Noting that "too many vulnerable people" had to flee for their lives, May said: "[Myanmar's de facto leader] Aung San Suu Kyi and the Burmese government need to make it very clear that the military action should stop.”
 
"The British government is announcing today that we are going to stop all defense engagement and training of the Burmese military by the Ministry of Defense until this issue is resolved," she added.
 
Last year, the U.K. spent around £305,000 (some $412,000) as part of a training program provided to the Myanmar military on democracy, leadership and English language. The program offered by the Ministry of Defense does not include combat training.
 
Since Aug. 25, more than 420,000 Rohingya have crossed from Myanmar's western state of Rakhine into Bangladesh, according to the UN.
 
The refugees are fleeing a fresh security operation in which security forces and Buddhist mobs have killed men, women and children, looted homes and torched Rohingya villages.
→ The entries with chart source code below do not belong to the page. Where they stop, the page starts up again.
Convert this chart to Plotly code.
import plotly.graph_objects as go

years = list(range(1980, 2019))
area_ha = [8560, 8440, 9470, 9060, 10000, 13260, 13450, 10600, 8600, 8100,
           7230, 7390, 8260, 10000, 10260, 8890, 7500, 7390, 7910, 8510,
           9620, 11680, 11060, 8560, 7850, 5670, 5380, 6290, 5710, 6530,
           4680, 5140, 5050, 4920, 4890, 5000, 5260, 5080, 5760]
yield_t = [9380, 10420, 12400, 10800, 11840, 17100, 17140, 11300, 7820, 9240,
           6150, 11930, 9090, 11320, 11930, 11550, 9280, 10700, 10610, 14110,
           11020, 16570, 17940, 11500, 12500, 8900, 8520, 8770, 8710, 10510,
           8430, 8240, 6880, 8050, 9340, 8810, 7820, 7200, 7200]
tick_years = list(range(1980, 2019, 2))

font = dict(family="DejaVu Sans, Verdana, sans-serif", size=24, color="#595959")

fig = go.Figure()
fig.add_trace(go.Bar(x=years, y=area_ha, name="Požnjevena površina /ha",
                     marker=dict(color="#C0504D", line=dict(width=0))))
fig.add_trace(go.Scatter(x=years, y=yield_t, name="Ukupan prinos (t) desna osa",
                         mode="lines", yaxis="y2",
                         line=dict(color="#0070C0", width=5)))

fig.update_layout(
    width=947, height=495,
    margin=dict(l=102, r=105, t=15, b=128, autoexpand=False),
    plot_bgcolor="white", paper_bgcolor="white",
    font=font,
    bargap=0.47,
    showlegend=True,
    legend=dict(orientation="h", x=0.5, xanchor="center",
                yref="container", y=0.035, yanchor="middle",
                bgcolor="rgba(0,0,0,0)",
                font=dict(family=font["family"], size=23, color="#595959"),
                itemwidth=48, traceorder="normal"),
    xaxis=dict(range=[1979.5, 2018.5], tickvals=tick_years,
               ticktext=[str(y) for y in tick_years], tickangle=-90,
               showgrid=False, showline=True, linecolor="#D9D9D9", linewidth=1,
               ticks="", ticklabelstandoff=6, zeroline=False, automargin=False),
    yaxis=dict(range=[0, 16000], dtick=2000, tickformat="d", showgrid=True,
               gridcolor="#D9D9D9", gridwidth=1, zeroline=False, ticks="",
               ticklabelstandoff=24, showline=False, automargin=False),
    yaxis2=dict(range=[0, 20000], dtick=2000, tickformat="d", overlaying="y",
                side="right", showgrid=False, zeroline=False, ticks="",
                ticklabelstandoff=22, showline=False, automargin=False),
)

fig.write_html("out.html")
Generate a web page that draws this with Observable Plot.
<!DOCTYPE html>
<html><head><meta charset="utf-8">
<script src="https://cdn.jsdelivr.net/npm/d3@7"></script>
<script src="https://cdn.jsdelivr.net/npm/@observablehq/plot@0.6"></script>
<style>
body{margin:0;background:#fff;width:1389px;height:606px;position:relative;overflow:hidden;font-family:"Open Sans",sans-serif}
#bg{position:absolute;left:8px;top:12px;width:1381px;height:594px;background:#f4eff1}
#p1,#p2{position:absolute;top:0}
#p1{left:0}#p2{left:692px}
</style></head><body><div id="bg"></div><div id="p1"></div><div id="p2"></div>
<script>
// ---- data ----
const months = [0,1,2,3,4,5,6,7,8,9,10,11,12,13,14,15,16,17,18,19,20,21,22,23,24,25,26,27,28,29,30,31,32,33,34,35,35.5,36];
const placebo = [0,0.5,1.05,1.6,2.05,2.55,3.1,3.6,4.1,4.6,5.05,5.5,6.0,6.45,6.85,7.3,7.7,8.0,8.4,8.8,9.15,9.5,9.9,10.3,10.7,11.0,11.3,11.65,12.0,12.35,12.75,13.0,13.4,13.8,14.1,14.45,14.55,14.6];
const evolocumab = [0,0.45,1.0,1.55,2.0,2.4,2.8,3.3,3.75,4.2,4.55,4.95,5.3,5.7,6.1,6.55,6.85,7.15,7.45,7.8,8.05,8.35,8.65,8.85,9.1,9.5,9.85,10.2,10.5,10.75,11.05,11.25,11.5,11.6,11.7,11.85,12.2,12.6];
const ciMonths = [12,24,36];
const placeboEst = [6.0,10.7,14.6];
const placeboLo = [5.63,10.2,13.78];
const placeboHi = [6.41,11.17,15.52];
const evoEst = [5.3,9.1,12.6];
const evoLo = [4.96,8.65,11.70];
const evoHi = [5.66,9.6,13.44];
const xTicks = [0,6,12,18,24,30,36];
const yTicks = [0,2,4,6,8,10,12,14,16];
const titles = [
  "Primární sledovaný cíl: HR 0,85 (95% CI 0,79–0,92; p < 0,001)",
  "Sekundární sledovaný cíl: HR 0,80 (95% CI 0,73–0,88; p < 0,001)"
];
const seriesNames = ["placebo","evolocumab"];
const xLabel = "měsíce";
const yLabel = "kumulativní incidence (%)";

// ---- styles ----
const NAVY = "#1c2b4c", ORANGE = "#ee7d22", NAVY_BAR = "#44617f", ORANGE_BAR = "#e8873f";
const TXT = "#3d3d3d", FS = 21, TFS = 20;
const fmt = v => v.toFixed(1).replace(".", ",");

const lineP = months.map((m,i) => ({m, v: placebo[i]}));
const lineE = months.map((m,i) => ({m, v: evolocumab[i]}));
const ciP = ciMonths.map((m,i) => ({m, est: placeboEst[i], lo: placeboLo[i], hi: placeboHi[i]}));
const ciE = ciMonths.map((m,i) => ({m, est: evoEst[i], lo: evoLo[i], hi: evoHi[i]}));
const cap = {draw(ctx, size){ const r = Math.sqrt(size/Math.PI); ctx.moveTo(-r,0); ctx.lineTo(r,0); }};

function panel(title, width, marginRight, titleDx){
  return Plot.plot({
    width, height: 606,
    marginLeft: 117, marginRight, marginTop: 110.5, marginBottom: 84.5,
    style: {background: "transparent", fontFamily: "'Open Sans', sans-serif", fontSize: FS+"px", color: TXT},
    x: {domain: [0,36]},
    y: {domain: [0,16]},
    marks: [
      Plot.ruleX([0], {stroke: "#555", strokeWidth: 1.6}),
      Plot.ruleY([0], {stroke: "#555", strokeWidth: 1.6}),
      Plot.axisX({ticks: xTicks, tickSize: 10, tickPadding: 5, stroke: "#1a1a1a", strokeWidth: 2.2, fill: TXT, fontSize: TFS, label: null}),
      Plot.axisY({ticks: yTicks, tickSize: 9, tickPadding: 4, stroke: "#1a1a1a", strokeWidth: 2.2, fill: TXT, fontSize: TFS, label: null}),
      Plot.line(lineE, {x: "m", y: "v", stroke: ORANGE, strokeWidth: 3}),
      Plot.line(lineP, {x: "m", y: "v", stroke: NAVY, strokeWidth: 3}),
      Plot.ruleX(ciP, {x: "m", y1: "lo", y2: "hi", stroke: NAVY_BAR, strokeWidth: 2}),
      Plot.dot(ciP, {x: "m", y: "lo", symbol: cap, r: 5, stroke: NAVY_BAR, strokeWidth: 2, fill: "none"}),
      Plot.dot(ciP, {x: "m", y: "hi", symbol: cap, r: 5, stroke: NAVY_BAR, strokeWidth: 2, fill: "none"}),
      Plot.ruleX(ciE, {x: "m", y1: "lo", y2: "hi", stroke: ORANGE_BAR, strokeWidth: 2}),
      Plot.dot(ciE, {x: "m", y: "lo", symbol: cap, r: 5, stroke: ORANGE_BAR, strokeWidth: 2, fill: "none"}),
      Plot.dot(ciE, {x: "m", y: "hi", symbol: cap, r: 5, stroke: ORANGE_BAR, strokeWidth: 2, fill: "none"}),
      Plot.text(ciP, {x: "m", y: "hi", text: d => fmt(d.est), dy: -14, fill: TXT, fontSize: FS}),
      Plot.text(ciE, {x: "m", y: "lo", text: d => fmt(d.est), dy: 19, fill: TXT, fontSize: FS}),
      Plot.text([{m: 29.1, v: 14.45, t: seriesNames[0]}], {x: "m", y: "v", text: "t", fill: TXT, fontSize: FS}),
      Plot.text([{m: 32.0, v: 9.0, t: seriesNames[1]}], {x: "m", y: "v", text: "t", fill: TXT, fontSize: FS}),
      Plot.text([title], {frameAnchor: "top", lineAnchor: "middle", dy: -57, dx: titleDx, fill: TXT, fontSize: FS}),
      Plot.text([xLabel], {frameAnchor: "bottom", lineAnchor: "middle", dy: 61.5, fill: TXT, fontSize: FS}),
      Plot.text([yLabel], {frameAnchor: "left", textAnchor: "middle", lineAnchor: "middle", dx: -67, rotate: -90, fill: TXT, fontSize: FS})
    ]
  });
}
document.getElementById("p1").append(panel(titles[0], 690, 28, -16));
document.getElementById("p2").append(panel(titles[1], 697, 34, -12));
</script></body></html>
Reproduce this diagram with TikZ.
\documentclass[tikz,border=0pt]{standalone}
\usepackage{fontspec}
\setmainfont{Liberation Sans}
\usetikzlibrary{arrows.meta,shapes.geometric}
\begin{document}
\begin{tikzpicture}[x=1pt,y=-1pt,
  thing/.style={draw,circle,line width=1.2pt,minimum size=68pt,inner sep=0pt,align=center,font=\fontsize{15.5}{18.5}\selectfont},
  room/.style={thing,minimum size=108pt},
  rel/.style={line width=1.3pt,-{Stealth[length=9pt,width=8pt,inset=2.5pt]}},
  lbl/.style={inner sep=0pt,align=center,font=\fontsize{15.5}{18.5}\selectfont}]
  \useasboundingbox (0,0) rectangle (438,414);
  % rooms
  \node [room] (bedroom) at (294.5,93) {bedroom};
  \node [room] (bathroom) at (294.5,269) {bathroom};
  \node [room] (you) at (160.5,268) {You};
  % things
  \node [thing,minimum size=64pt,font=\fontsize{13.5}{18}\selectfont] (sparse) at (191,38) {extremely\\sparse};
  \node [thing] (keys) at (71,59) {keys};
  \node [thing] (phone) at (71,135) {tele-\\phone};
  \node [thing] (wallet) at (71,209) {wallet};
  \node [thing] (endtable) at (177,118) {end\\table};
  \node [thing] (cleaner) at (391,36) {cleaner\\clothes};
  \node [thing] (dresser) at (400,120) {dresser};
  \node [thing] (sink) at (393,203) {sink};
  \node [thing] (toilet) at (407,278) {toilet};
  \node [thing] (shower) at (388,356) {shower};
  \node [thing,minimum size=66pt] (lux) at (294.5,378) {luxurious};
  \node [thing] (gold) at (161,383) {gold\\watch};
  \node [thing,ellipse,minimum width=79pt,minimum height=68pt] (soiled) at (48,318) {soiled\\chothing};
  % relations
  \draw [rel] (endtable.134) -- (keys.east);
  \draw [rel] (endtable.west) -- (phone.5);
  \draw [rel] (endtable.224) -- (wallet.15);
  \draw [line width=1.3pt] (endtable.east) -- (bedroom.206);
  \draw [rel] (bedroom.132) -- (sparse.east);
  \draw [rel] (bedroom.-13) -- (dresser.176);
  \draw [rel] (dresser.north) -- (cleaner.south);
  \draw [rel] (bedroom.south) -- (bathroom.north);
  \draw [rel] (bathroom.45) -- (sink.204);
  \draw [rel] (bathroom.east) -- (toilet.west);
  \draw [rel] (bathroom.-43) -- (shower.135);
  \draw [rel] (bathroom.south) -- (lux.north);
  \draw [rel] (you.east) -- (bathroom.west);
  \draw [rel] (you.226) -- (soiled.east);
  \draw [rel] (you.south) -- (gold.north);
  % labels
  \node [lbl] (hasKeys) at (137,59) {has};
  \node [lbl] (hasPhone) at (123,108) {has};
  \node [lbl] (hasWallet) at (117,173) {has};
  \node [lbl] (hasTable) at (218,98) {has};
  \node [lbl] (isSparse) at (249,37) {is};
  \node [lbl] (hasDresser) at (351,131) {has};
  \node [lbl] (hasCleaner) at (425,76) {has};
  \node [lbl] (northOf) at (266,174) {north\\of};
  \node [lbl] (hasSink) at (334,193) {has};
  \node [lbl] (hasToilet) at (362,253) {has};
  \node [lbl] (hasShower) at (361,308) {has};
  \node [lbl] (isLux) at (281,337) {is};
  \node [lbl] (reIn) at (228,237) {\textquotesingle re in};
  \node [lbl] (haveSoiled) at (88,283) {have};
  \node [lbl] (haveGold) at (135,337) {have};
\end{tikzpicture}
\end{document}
According to Bangladesh, around 3,000 Rohingya have been killed in the crackdown.
 
The Rohingya, described by the UN as the world's most persecuted people, have faced heightened fears of attack since dozens were killed in communal violence in 2012.
 
Last October, following attacks on border posts in Rakhine's Maungdaw district, security forces launched a five-month crackdown in which, according to Rohingya groups, around 400 people were killed.
 
The UN documented mass gang rapes, killings -- including of infants and young children -- brutal beatings, and disappearances committed by security personnel. In a report, UN investigators said such violations may have constituted crimes against humanity.